Short problem: Drop every picture. Then return, exactly, the lines from the beginning of the listing below through the one containing "from matplotlib.transforms import".

____ Exercise inputs

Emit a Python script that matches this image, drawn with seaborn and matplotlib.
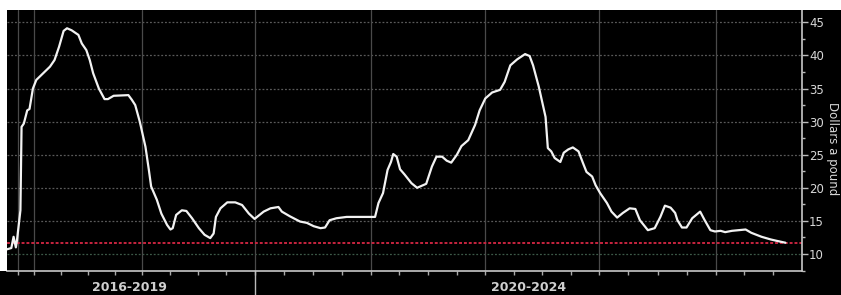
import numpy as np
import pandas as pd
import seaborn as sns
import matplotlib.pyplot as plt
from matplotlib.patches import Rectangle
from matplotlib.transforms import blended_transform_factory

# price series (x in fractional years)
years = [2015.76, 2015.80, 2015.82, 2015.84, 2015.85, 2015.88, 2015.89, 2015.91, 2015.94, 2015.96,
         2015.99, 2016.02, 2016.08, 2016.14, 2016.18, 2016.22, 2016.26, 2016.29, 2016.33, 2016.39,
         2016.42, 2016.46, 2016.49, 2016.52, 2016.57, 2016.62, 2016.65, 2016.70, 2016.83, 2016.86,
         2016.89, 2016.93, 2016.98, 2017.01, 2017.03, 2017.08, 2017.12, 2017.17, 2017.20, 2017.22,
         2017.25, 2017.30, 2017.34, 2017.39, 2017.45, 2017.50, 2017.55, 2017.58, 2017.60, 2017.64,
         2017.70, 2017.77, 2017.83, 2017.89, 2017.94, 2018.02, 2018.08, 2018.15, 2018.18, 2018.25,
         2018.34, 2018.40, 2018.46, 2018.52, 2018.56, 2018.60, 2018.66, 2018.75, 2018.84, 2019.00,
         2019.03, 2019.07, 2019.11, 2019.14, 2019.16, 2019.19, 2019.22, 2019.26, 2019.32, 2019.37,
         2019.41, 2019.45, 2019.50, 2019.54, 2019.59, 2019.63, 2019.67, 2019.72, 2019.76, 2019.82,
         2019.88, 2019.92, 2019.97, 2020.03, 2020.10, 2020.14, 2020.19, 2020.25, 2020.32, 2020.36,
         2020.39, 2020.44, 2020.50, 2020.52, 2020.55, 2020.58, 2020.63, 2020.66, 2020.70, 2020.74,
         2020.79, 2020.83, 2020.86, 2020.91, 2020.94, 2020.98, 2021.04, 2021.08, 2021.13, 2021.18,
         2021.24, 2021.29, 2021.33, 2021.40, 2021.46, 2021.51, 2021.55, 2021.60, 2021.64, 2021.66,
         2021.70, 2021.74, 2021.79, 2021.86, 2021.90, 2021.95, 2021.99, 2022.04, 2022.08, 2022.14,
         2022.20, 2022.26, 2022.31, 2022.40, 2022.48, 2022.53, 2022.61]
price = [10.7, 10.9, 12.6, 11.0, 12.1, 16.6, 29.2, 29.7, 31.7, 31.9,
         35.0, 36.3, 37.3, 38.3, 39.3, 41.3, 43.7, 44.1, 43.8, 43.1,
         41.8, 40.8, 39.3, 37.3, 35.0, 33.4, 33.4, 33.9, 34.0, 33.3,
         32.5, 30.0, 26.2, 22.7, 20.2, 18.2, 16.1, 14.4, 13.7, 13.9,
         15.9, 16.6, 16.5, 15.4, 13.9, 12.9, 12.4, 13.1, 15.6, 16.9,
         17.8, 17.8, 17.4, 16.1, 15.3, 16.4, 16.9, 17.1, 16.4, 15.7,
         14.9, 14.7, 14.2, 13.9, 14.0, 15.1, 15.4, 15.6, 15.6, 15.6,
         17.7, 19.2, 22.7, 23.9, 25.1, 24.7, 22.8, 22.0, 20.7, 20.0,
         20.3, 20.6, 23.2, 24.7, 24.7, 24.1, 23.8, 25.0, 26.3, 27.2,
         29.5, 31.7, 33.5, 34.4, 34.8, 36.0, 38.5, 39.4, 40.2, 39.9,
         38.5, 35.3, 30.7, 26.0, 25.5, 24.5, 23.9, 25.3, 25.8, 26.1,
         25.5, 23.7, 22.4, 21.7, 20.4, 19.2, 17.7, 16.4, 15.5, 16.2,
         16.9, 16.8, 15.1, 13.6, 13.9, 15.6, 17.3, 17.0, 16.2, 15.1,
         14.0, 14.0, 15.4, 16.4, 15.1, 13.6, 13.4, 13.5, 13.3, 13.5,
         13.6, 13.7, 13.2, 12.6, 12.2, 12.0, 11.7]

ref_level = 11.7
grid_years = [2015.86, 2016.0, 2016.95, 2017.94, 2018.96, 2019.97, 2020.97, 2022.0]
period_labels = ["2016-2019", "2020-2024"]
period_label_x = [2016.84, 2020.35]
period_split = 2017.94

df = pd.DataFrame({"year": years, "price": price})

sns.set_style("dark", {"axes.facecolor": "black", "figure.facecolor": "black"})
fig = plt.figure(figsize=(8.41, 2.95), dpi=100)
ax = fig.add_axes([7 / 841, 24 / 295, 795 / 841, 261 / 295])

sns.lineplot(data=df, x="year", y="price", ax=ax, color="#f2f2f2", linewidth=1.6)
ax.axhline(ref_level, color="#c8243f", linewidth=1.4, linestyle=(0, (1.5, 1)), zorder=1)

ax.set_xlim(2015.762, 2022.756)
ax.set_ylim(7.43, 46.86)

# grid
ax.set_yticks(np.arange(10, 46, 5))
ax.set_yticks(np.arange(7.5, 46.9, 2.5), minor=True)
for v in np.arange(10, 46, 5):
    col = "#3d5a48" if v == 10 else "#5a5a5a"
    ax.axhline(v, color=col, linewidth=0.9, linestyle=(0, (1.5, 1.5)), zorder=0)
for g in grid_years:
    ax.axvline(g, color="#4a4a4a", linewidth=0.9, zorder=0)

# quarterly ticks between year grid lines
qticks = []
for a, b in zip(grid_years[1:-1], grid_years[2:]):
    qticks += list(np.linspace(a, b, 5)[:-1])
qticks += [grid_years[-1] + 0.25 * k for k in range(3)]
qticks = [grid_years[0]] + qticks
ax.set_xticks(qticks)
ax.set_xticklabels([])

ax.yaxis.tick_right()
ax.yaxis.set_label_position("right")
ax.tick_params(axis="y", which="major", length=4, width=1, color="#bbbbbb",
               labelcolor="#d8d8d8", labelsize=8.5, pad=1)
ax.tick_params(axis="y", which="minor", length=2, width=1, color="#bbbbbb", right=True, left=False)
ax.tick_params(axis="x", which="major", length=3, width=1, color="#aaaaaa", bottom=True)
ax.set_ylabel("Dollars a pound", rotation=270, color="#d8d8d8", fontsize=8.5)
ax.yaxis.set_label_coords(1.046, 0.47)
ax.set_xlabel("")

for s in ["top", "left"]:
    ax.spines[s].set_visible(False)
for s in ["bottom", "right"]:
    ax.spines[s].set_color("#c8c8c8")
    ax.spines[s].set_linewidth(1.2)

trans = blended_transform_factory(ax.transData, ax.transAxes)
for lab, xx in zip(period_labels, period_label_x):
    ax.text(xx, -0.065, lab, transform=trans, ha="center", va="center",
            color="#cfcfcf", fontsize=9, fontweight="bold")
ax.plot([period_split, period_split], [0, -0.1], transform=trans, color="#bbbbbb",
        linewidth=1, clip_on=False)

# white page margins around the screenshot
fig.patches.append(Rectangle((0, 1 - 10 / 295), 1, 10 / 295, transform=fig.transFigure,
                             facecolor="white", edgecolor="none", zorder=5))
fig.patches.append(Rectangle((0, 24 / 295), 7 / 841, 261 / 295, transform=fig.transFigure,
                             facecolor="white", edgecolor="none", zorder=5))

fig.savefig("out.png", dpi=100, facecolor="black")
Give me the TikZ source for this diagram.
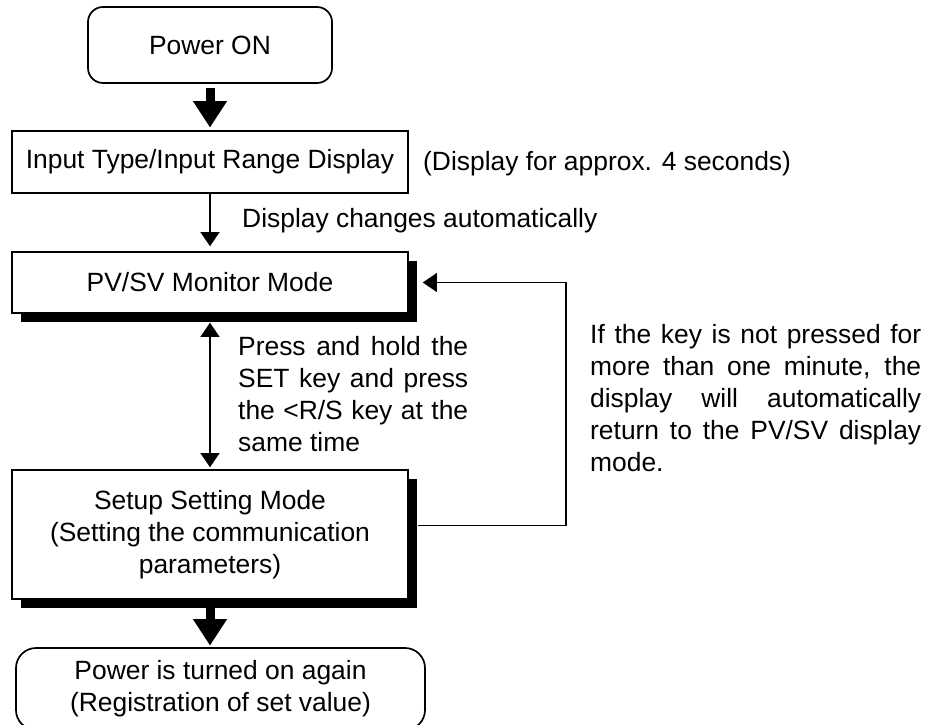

________

Completed exercise:
Emit a Python script that matches this image, drawn with seaborn and matplotlib.
import numpy as np
import pandas as pd
import seaborn as sns
import matplotlib.pyplot as plt
from matplotlib.patches import Rectangle
from matplotlib.transforms import blended_transform_factory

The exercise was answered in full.